In the longer term, Varrier sees some possible market opportunities in Libya and will be exploring the viability of expanding into this North African country. Wherever it operates, the company brings with it an enviable reputation for quality and efficiency, which has its roots in the principles and values of the founding Al Rashed family.
“In Kuwait, we are a local company, and the family remains very involved in the business,” Varrier explains. And he believes this ongoing family support is an important contributor to the company’s reputation. Meanwhile, the principles of integrity and transparency are rigorously applied to all dealings throughout the business, and there is an overriding focus on good customer service.
“We give great prominence to communication with the customer,” he continues, “and we maintain our quality of service by listening to our customers and responding very quickly if there are any issues or problems.” The processes for quality management are compliant with international standards, and in 2010 the company was awarded the ISO 9001:2008. Meanwhile, operational performance is closely monitored throughout the business and the lessons learned are then applied to improving service levels.

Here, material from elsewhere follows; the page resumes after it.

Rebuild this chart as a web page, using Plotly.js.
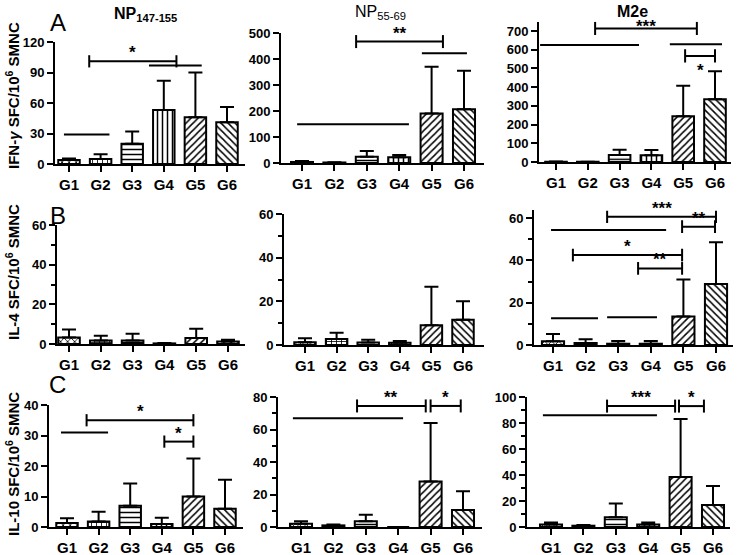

It is the personal touch, however, that continues to differentiate the company from its competitors—and this is an integral part of company culture. On the ground, staff are employed for their knowledge and experience of the local customs and languages, while at a higher level customers can always discuss problems and requirements directly with Varrier or with a member of the Al Rashed family.
For a business to be truly sustainable, it’s satisfying the customer that counts.